Insofern kann Twain Gotti sich für seine überzeugend, authentische Darstellung eines Doppelmörders rühmen. Es bleibt abzuwarten, ob der Gerichtsprozess im Mai für ihn ähnlich rühmlich verläuft.
Eine Textzeile in Johnny Cashs „Folsom Prison Blues“ lautet: „I shot a man in Reno just to watch him die.“. ↩
Johnny Cash pflegte seine Live-Auftritte mit dem Satz “ Hello, I am Johnny Cash“ zu beginnen. ↩
vgl. David Manchin (2010) Analyzing Popular Music, Sage Publications, S. 14ff. ↩
Im Falle von Bushido kann vermutlich konstatiert werden, dass die kriminelle Karriere auf das bereits seit Jahren gepflegte Image als Ganster gefolgt ist. ↩
Insbesondere die auf dem Channel „Aggro TV“ oder „16bars“ veröffentlichen Videos, die von kriminellen Ereignissen handeln, geben Anlass zur Spekulation über die Authentizität auch im deutschen Rap:
http://www.youtube.com/watch?v=39VfZaMQUU0 ( Hells Angels)
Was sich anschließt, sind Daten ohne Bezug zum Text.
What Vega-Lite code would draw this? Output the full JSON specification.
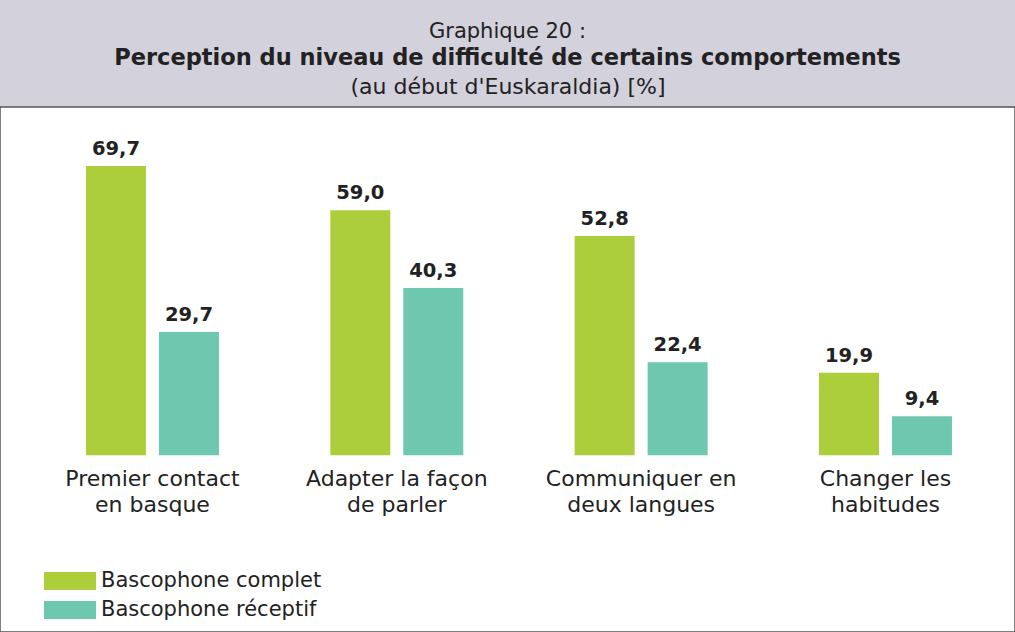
{
  "$schema": "https://vega.github.io/schema/vega-lite/v6.json",
  "width": 1015,
  "height": 632,
  "autosize": {"type": "fit", "contains": "padding"},
  "padding": {"left": 0, "right": 0, "top": 20, "bottom": 0},
  "background": "#d3d1dc",
  "config": {
    "view": {"fill": "white", "stroke": "#555555", "strokeWidth": 1.5},
    "locale": {"number": {"decimal": ",", "thousands": " ", "grouping": [3], "currency": ["", " €"]}},
    "font": "DejaVu Sans"
  },
  "title": {
    "text": "Graphique 20 :",
    "subtitle": "Perception du niveau de difficulté de certains comportements",
    "fontSize": 21,
    "fontWeight": "normal",
    "subtitleFontSize": 22.5,
    "subtitleFontWeight": "bold",
    "color": "#222222",
    "subtitleColor": "#222222",
    "anchor": "middle",
    "subtitlePadding": 5,
    "offset": 6
  },
  "data": {
    "values": [
      {"cat": "Premier contact|en basque", "serie": "Bascophone complet", "val": 69.7},
      {"cat": "Premier contact|en basque", "serie": "Bascophone réceptif", "val": 29.7},
      {"cat": "Adapter la façon|de parler", "serie": "Bascophone complet", "val": 59.0},
      {"cat": "Adapter la façon|de parler", "serie": "Bascophone réceptif", "val": 40.3},
      {"cat": "Communiquer en|deux langues", "serie": "Bascophone complet", "val": 52.8},
      {"cat": "Communiquer en|deux langues", "serie": "Bascophone réceptif", "val": 22.4},
      {"cat": "Changer les|habitudes", "serie": "Bascophone complet", "val": 19.9},
      {"cat": "Changer les|habitudes", "serie": "Bascophone réceptif", "val": 9.4}
    ]
  },
  "layer": [
    {
      "mark": {"type": "bar"},
      "encoding": {
        "x": {
          "field": "cat", "type": "nominal", "sort": null,
          "scale": {"paddingInner": 0.4557, "paddingOuter": 0.3049, "align": 0.577},
          "axis": {
            "orient": "bottom", "offset": -177, "domain": false, "ticks": false,
            "labelAngle": 0, "labelExpr": "split(datum.value, '|')",
            "labelFontSize": 22, "labelLineHeight": 26, "labelPadding": 13,
            "labelLimit": 0,
            "labelBaseline": "top", "labelColor": "#222222", "title": null
          }
        },
        "xOffset": {
          "field": "serie", "type": "nominal", "sort": null,
          "scale": {"paddingInner": 0.178, "paddingOuter": 0}
        },
        "y": {
          "field": "val", "type": "quantitative", "stack": null,
          "scale": {"domain": [-42.54, 83.88], "nice": false, "zero": false},
          "axis": null
        },
        "color": {
          "field": "serie", "type": "nominal", "sort": null,
          "scale": {"range": ["#acce3b", "#6ec8b0"]},
          "legend": {
            "title": null, "orient": "none", "legendX": 57, "legendY": 461,
            "symbolType": "M-2,-0.692H2V0.692H-2Z", "symbolSize": 676,
            "symbolStrokeWidth": 0, "labelFontSize": 21, "labelColor": "#222222",
            "labelLimit": 0, "labelOffset": 18, "padding": 0, "rowPadding": 6
          }
        }
      }
    },
    {
      "mark": {"type": "text", "fontSize": 19.5, "fontWeight": "bold", "color": "#222222", "baseline": "alphabetic", "dy": -11},
      "encoding": {
        "x": {
          "field": "cat", "type": "nominal", "sort": null,
          "axis": {
            "orient": "top", "labels": false, "ticks": false, "domain": false,
            "title": "(au début d'Euskaraldia) [%]", "titleFontSize": 22,
            "titleFontWeight": "normal", "titleColor": "#222222", "titlePadding": 9
          }
        },
        "xOffset": {"field": "serie", "type": "nominal", "sort": null},
        "y": {"field": "val", "type": "quantitative"},
        "text": {"field": "val", "type": "quantitative", "format": ".1f"}
      }
    }
  ],
  "resolve": {"axis": {"x": "independent"}}
}
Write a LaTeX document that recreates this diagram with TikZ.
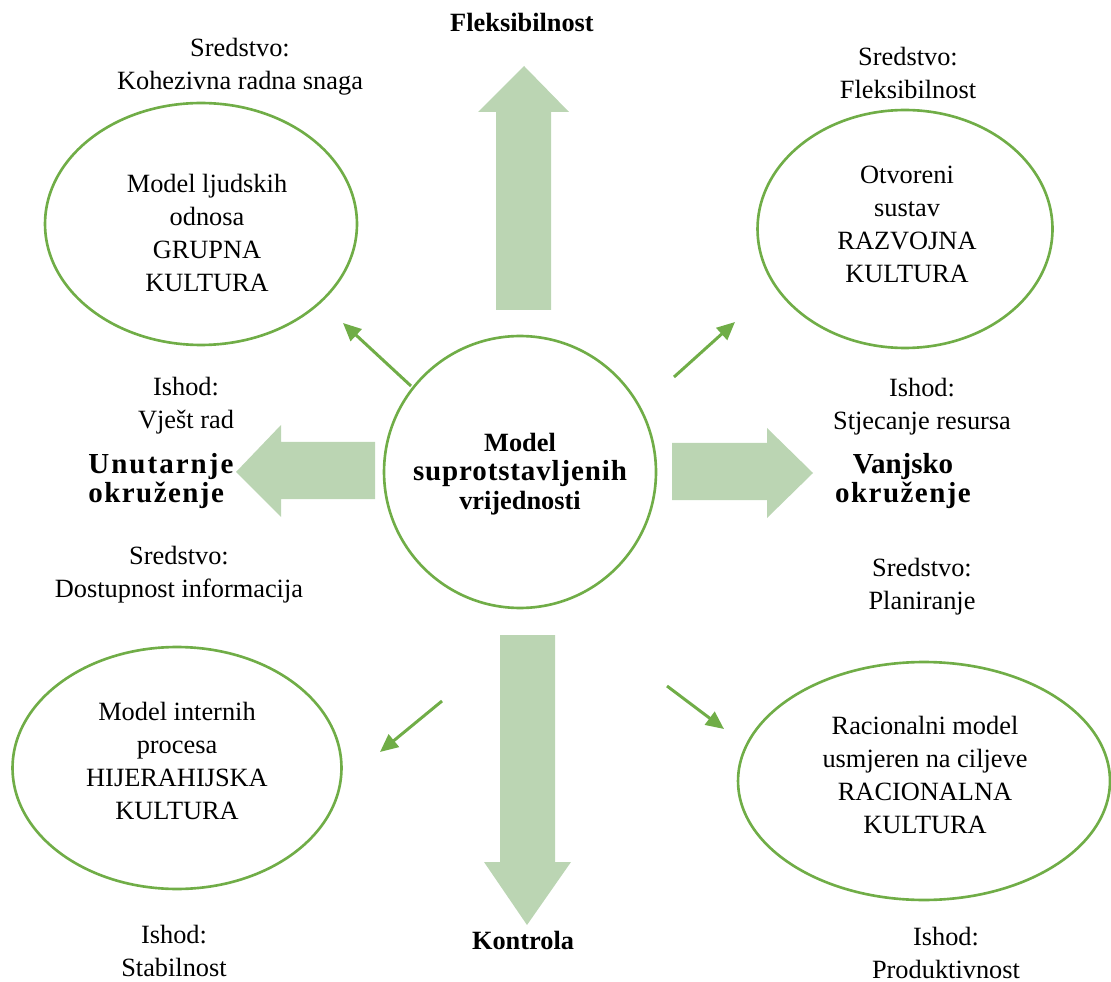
\documentclass[tikz,border=0pt]{standalone}
\usepackage{fontspec}
\setmainfont{Liberation Serif}
\usetikzlibrary{arrows.meta,shapes.geometric}

\definecolor{lineGreen}{RGB}{112,173,71}
\definecolor{arrowGreen}{RGB}{187,213,179}

\newcommand{\spread}[2]{{\addfontfeature{LetterSpace=#1}#2}}

\tikzset{
  culture/.style={ellipse, draw=lineGreen, line width=1.5pt, align=center, inner sep=0pt,
    font=\fontsize{15}{18.8}\selectfont},
  txt/.style={align=center, inner sep=0pt, font=\fontsize{15}{18.8}\selectfont},
  axis/.style={align=center, inner sep=0pt, font=\fontsize{15}{16.5}\selectfont\bfseries},
  sideaxis/.style={axis, font=\fontsize{16.5}{16}\selectfont\bfseries},
  pointer/.style={draw=lineGreen, line width=1.7pt, -{Triangle[length=3.6mm,width=3.2mm]}},
  bigarrow/.style={fill=arrowGreen}
}

\begin{document}
\begin{tikzpicture}[x=0.02cm, y=-0.02cm]
      \useasboundingbox (0,0) rectangle (1111,982);
      % big block arrows
      \fill[bigarrow] (496,310) -- (496,112) -- (478,112) -- (524,66) -- (569,112) -- (551,112) -- (551,310) -- cycle;
      \fill[bigarrow] (375,442) -- (281,442) -- (281,425) -- (236,472) -- (281,517) -- (281,499) -- (375,499) -- cycle;
      \fill[bigarrow] (672,443) -- (767,443) -- (767,428) -- (813,473) -- (767,518) -- (767,500) -- (672,500) -- cycle;
      \fill[bigarrow] (500,635) -- (500,862) -- (484,862) -- (527,925) -- (571,862) -- (555,862) -- (555,635) -- cycle;

      % centre and the four cultures
      \node[circle, draw=lineGreen, line width=1.5pt, minimum size=5.44cm, inner sep=0pt] (model) at (520,472) {};
      \node[axis] (modeltxt) at (520,474) {Model\\{\fontsize{16.5}{16.5}\selectfont\spread{3}{suprotstavljenih}}\\vrijednosti};
      \node[culture, minimum width=6.24cm, minimum height=4.84cm] (grupna) at (201,224) {};
      \node[txt] (grupnatxt) at (207,233) {Model ljudskih\\odnosa\\GRUPNA\\KULTURA};
      \node[culture, minimum width=5.9cm, minimum height=4.76cm] (razvojna) at (905,229) {};
      \node[txt] (razvojnatxt) at (907,224) {Otvoreni\\sustav\\RAZVOJNA\\KULTURA};
      \node[culture, minimum width=6.58cm, minimum height=4.84cm] (hijer) at (177,768) {};
      \node[txt] (hijertxt) at (177,761) {Model internih\\procesa\\HIJERAHIJSKA\\KULTURA};
      \node[culture, minimum width=7.44cm, minimum height=4.76cm] (racio) at (924,781) {};
      \node[txt] (raciotxt) at (925,775) {Racionalni model\\usmjeren na ciljeve\\RACIONALNA\\KULTURA};

      % axis labels
      \node[axis] (fleks) at (522,22) {Fleksibilnost};
      \node[axis] (kontrola) at (523,940) {Kontrola};
      \node[sideaxis, align=left, anchor=west] (unutar) at (88,481) {\spread{7}{Unutarnje}\\\spread{5}{okruženje}};
      \node[sideaxis] (vanjsko) at (903,481) {Vanjsko\\\spread{5}{okruženje}};

      % means and outcomes
      \node[txt] (s1) at (240,67) {Sredstvo:\\Kohezivna radna snaga};
      \node[txt] (s2) at (908,73) {Sredstvo:\\Fleksibilnost};
      \node[txt] (i1) at (186,406) {Ishod:\\Vješt rad};
      \node[txt] (i2) at (922,407) {Ishod:\\Stjecanje resursa};
      \node[txt] (s3) at (179,575) {Sredstvo:\\Dostupnost informacija};
      \node[txt] (s4) at (922,587) {Sredstvo:\\Planiranje};
      \node[txt] (i3) at (174,951) {Ishod:\\Stabilnost};
      \node[txt] (i4) at (946,953) {Ishod:\\Produktivnost};

      % small pointers
      \coordinate (tlA) at (411,386); \coordinate (tlB) at (343,323);
      \coordinate (trA) at (674,377); \coordinate (trB) at (735,322);
      \coordinate (blA) at (442,701); \coordinate (blB) at (380,752);
      \coordinate (brA) at (667,686); \coordinate (brB) at (724,729);
      \foreach \p in {tl,tr,bl,br} {
            \draw[pointer] (\p A) -- (\p B);
      }
\end{tikzpicture}
\end{document}
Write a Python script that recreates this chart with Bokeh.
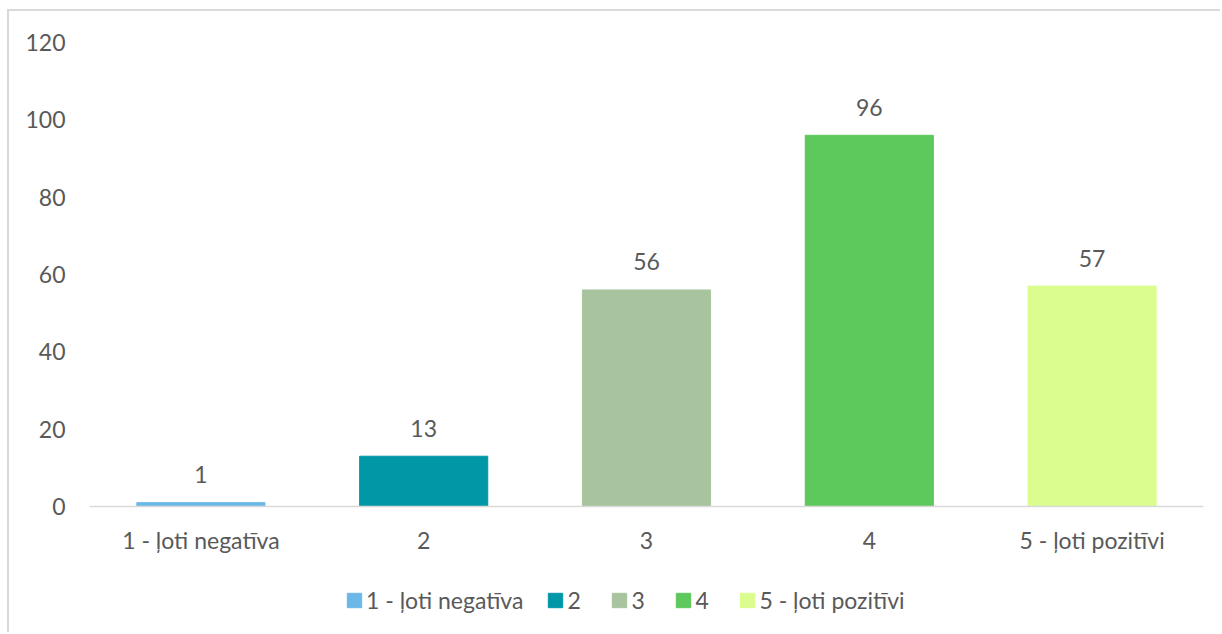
from bokeh.plotting import figure
from bokeh.models import ColumnDataSource, FactorRange, Range1d, Legend, LegendItem
from bokeh.core.properties import value
from bokeh.embed import file_html
from bokeh.resources import INLINE

categories = ["1 - ļoti negatīva", "2", "3", "4", "5 - ļoti pozitīvi"]
counts = [1, 13, 56, 96, 57]
colors = ["#6BB8E8", "#0097A7", "#A8C49E", "#5DC85B", "#DBFD8E"]
y_ticks = [0, 20, 40, 60, 80, 100, 120]

FONT = "Lato"
FS = "23px"
TXT = "#595959"

# layout (pixels)
W, H = 1213, 623
B_LEFT, B_RIGHT, B_TOP, B_BOTTOM = 80, 19, 31, 0
PX_PER_UNIT = 464 / 120.0
frame_h = H - B_TOP - B_BOTTOM
y_top = 120
y_bottom = y_top - frame_h / PX_PER_UNIT

src = ColumnDataSource(dict(cat=categories, val=counts, col=colors,
                            lab=[str(v) for v in counts]))

p = figure(width=W, height=H, x_range=FactorRange(*categories),
           y_range=Range1d(y_bottom, y_top), output_backend="svg", toolbar_location=None,
           min_border_left=B_LEFT, min_border_right=B_RIGHT, min_border_top=B_TOP,
           min_border_bottom=B_BOTTOM)
p.margin = (9, 0, 0, 7)
p.styles = {"border-top": "2px solid #d9d9d9", "border-left": "2px solid #d9d9d9"}
p.outline_line_color = None
p.xgrid.grid_line_color = None
p.ygrid.grid_line_color = None

r = p.vbar(x="cat", top="val", width=0.575, color="col", source=src)

p.text(x="cat", y="val", text="lab", source=src, text_align="center",
       text_baseline="middle", y_offset=-28, text_font=value(FONT),
       text_font_size=FS, text_color=TXT)

p.yaxis.ticker = y_ticks
p.yaxis.axis_line_color = None
p.yaxis.major_tick_line_color = None
p.yaxis.minor_tick_line_color = None
p.yaxis.major_label_standoff = 18
p.yaxis.major_label_text_font = FONT
p.yaxis.major_label_text_font_size = FS
p.yaxis.major_label_text_color = TXT

p.xaxis.fixed_location = 0
p.xaxis.axis_line_color = "#d9d9d9"
p.xaxis.axis_line_width = 1.5
p.xaxis.major_tick_line_color = None
p.xaxis.minor_tick_line_color = None
p.xaxis.major_label_standoff = 13
p.xaxis.major_label_text_font = FONT
p.xaxis.major_label_text_font_size = FS
p.xaxis.major_label_text_color = TXT

items = [LegendItem(label=c, renderers=[r], index=i) for i, c in enumerate(categories)]
legend = Legend(items=items, orientation="horizontal", location=(256, 20),
                glyph_width=18, glyph_height=18, label_standoff=3, spacing=23,
                label_text_font=FONT, label_text_font_size=FS, label_text_color=TXT,
                border_line_color=None, background_fill_alpha=0, margin=0, padding=6)
p.add_layout(legend, "center")

open("out.html", "w").write(file_html(p, INLINE))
http://www.youtube.com/watch?v=Fc50eXfe13U ( 187 er Straßenbande aus Hamburg St. Pauli)
http://www.youtube.com/watch?v=-4Cot9ZpH3s ( Schwesta Ewa)
http://www.youtube.com/watch?v=5g2FrXbd5uM (Said )
http://www.youtube.com/watch?v=B3lU9TdY2sU ( Toni der Assi )
Herzlichen Dank für den Hinweis, Julian. Die von Dir vorgeschlagenen Videos sind ja geradezu eine Ansammlungen von Traumschwiegersöhne.
Wer sich näher mit dem Thema Herstellung/Darstellung von Authentizität im (deutschen) Hip Hop beschäftigen will, dem sei folgendes Buch empfohlen, das ich sträflicherweise versäumt habe, im Artikel zu erwähnen: Gabriele Klein & Malte Friedrich (2003) Is it real? Die Kultur des HipHop. Edition Suhrkamp 2315. Suhrkamp Verlag: Frankfurt am Main.